Add in Jeppesen (Binyam Mohamed’s extraordinary rendition suit against a Boeing subsidiary), in which the 9th Circuit has already ruled that state secrets must be tied to evidence and not information, and it appears clear that the Courts might roll back state secrets as currently treated. 

And, at the same time, Jerrold Nadler and Pat Leahy have been negotiating new State Secrets legislation with the Administration. Nadler and Leahy, too, have been advocating a similar kind of CIPA-like process.

What the "new" state secrets policy appears designed to do is buy time and limit the legal battlefields on which the Administration tries to stave off a CIPA-like process.

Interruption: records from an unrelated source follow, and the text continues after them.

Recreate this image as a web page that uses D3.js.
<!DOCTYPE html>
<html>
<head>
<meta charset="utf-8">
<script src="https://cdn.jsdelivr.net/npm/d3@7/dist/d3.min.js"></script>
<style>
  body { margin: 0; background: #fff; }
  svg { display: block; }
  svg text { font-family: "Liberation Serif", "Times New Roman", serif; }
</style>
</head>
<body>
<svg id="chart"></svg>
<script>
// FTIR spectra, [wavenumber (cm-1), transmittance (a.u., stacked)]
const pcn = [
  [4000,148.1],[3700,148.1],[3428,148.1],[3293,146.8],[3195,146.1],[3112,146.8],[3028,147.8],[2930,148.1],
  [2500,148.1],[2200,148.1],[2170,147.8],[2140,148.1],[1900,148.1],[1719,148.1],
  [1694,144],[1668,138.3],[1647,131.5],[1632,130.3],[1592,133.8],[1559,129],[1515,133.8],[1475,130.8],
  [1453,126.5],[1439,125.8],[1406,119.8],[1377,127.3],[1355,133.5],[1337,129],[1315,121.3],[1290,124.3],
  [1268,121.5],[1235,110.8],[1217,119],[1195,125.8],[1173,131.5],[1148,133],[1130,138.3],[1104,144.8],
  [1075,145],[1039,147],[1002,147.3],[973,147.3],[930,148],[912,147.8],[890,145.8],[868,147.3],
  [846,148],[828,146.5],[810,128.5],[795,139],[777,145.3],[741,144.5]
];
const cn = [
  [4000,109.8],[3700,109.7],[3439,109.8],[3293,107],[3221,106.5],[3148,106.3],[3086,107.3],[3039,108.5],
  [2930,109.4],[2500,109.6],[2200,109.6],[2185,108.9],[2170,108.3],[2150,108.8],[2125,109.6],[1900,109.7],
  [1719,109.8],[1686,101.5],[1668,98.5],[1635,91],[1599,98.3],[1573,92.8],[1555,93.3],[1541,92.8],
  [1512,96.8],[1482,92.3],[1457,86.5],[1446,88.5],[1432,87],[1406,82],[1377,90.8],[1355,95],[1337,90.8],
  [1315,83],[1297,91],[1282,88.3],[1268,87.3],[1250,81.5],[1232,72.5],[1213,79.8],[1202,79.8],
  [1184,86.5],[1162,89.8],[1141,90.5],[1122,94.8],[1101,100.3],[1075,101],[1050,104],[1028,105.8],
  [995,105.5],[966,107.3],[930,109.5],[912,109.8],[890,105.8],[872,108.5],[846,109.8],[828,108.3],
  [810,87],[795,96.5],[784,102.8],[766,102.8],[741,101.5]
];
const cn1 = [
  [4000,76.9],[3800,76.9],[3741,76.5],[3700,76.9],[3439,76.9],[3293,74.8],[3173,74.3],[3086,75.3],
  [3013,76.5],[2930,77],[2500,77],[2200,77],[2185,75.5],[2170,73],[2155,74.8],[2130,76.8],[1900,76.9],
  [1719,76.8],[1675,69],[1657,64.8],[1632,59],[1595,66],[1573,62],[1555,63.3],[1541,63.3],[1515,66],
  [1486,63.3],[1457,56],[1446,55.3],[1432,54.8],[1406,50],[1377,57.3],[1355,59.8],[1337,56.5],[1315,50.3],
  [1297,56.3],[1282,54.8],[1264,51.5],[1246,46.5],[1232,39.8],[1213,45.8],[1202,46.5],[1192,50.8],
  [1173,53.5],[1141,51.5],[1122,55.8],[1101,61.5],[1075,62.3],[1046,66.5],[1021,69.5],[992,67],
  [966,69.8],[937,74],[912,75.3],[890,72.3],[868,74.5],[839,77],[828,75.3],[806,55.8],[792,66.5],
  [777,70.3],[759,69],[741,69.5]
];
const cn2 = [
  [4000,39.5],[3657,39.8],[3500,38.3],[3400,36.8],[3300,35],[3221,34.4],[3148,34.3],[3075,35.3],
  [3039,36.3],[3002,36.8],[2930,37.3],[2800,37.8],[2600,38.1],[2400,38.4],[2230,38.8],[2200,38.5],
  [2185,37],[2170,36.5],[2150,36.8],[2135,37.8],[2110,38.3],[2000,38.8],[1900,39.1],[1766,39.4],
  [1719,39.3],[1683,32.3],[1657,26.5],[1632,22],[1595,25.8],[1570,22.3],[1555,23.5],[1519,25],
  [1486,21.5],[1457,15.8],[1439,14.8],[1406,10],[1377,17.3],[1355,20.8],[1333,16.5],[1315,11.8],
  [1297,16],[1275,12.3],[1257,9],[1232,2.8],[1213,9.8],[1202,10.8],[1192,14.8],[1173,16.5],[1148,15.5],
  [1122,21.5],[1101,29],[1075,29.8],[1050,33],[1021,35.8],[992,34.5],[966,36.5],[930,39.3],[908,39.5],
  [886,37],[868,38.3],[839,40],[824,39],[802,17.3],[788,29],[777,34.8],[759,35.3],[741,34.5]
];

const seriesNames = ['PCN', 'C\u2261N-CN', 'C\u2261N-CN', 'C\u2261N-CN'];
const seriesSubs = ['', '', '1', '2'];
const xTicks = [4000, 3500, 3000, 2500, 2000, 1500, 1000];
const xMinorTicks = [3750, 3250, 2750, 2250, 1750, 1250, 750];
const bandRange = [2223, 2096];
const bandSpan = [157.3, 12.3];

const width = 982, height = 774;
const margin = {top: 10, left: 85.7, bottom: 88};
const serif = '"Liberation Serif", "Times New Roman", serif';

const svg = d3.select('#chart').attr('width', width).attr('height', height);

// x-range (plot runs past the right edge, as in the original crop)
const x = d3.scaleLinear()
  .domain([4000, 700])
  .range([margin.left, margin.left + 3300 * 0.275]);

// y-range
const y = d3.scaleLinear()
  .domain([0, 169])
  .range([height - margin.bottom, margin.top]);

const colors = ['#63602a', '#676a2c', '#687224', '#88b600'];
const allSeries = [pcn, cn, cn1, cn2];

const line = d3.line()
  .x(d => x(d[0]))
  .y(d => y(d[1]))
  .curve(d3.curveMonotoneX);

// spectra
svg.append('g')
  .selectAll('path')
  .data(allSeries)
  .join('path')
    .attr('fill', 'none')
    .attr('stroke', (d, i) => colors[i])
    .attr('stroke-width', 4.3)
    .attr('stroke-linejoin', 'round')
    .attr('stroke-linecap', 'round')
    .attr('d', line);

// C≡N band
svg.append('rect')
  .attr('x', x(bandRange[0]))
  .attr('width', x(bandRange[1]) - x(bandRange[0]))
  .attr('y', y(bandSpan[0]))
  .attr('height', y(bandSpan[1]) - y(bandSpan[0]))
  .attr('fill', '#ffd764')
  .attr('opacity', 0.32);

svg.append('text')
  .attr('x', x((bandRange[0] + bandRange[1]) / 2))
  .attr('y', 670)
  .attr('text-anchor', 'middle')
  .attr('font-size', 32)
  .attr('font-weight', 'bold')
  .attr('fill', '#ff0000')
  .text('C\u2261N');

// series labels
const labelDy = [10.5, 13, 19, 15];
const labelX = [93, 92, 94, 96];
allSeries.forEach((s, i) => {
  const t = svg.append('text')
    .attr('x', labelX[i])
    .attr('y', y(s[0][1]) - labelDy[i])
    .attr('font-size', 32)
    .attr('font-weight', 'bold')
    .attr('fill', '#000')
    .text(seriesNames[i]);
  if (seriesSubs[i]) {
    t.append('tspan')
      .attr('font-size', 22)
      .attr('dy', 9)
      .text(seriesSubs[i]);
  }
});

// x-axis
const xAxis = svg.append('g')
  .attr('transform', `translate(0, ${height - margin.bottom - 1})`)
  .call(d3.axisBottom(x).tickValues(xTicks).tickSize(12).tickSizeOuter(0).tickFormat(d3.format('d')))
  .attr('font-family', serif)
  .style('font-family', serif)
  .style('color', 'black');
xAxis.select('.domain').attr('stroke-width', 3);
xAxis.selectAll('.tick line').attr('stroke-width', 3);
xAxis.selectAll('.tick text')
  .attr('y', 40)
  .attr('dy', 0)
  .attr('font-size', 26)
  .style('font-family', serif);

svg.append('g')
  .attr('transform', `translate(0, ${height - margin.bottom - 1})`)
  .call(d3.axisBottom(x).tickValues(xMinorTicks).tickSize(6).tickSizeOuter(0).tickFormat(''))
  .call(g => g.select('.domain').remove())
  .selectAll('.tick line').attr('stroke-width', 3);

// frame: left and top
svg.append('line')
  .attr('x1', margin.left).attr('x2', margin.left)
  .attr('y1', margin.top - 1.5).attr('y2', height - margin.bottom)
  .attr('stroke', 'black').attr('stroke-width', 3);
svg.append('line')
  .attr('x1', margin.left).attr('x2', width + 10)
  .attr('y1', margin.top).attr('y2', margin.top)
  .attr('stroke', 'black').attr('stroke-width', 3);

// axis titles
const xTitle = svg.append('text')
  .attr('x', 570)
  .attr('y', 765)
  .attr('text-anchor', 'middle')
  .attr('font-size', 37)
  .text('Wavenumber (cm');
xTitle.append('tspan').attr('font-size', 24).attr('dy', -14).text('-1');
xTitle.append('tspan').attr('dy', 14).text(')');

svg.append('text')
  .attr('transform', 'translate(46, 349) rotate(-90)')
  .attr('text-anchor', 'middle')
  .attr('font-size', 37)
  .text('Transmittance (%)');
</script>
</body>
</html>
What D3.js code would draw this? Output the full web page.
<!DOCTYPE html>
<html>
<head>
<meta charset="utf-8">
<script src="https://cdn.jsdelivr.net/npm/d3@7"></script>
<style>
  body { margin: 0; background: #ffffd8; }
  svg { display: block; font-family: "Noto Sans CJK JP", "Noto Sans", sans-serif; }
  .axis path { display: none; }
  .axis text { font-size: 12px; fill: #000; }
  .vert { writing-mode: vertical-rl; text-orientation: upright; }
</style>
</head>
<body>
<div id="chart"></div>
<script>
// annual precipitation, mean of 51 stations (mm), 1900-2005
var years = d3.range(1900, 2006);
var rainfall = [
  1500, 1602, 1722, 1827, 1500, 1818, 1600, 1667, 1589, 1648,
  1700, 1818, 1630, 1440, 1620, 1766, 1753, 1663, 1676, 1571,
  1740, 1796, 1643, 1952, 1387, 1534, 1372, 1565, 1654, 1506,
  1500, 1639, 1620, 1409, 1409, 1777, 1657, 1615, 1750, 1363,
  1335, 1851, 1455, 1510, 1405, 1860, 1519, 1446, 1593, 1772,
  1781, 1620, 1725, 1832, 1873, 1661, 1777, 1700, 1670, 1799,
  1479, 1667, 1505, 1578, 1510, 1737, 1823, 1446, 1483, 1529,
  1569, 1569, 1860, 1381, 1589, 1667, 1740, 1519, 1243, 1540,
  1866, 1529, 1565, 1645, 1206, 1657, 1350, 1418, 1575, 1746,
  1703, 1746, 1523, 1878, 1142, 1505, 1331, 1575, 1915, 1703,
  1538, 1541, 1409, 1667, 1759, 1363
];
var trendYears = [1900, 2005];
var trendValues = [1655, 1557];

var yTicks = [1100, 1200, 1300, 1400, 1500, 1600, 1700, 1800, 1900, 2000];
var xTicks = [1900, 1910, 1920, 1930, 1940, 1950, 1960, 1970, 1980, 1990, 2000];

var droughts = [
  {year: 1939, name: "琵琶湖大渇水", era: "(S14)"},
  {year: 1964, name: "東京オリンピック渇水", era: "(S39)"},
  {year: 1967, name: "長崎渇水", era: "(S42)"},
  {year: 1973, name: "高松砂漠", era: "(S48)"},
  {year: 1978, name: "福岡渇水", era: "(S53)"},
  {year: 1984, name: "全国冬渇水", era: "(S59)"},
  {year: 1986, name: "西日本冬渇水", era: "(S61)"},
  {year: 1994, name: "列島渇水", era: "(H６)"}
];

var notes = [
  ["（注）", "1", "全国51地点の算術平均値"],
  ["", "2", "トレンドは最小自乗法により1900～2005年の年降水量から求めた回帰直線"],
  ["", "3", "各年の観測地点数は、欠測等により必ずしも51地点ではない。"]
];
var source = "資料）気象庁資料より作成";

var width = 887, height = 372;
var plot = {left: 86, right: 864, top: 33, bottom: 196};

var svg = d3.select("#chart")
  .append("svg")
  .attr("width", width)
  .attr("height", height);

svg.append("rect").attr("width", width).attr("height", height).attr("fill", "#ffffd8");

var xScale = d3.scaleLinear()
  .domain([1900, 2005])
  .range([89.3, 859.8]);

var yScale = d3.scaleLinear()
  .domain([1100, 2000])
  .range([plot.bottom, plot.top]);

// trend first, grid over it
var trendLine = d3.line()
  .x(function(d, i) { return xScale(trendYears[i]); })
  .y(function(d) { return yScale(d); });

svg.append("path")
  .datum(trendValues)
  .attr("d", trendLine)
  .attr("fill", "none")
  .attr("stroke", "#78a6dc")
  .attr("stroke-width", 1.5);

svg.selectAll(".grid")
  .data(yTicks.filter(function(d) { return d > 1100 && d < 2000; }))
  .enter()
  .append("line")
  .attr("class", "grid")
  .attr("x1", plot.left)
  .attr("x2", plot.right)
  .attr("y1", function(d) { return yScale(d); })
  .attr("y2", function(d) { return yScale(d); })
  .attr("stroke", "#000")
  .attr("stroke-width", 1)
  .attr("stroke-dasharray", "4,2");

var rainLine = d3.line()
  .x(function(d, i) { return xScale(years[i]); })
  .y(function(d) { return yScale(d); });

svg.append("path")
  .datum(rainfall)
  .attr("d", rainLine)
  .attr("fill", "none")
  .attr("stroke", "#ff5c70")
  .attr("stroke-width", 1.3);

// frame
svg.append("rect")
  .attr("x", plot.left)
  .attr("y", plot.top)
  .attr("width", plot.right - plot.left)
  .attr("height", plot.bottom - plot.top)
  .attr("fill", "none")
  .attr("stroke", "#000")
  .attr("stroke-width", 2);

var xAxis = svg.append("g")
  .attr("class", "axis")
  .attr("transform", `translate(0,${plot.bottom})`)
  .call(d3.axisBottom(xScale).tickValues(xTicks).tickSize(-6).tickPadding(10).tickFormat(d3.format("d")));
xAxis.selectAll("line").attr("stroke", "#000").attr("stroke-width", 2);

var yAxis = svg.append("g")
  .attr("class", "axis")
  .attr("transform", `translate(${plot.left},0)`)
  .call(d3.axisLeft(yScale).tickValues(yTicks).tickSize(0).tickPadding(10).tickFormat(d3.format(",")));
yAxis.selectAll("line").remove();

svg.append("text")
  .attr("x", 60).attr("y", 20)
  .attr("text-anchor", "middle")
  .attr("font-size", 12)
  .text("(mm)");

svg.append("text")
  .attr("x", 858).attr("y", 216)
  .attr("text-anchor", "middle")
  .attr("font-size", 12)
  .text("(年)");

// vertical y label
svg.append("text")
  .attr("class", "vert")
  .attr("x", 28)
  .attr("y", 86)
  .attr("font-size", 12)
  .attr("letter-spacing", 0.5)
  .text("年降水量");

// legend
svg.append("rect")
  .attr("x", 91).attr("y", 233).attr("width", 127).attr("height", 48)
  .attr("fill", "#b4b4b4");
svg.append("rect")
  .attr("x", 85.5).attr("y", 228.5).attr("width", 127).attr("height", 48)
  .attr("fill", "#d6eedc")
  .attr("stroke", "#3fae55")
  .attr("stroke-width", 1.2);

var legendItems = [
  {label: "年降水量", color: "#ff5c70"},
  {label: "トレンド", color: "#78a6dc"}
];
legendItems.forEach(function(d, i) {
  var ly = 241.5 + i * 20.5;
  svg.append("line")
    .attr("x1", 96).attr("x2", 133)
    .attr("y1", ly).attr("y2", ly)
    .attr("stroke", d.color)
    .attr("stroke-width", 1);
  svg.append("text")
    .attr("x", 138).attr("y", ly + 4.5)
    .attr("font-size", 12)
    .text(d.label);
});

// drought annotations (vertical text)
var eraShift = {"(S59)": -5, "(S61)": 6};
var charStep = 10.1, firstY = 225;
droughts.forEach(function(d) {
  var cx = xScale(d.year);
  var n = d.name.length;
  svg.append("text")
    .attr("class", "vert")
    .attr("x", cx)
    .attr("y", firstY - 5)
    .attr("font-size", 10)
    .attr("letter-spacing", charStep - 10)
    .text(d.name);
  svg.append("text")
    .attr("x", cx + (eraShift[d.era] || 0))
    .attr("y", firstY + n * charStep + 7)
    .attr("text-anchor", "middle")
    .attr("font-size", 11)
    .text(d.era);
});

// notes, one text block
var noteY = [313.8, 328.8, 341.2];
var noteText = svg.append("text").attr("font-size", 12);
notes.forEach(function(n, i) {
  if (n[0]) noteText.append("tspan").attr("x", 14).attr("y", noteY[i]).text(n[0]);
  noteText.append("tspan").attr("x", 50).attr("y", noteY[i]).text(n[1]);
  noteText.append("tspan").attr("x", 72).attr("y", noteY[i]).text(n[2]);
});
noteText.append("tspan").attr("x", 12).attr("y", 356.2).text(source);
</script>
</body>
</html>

Legislatively, it appears the "new" policy (and presumably some pressure on Leahy directly) has convinced Leahy, at least, to hold off on moving his legislation forward. He seems to be content to wait and see how this new policy plays out. Nadler, on the other hand, seems to want to push forward with legislation (so is Russ Feingold, but he’s not in the same position to push forward Senate legislation as Nadler is). So at the very least, Holder’s "new" policy will buy the Administration time before Congress tries to reel in executive power.

Then there’s Horn. Word is that Holder will use the "new" policy to withdraw the state secrets claim in one case, and by all appearances that one case will be Horn (I don’t know whether that means they will try to settle Horn, or whether they’ll just move forward with what amounts to a CIPA-like process without a state secrets claim behind it.)

Now of the three cases in question (Horn, al-Haramain, and Jeppesen), Horn is the one that was the biggest slam dunk legally to support a CIPA-like process (because of the fraud involved and the Circuit Court’s earlier limitation on the state secrets claim). It’s the one in which the Bush Administration’s claim to state secrets was most bogus. And it’s the least risky one to settle or litigate.

By withdrawing the claim of state secrets in Horn (if that is indeed what will happen), the Administration will avoid having the DC Circuit joining the 9th in supporting some kind of CIPA-process in state secrets, while still giving the Administration hopes of dismissing Jeppesen and al-Haramain based on state secrets.

In other words, this is all a big bureaucratic ploy to try to keep the Bush Administration’s illegal actions on extraordinary rendition and warrantless wiretapping secret.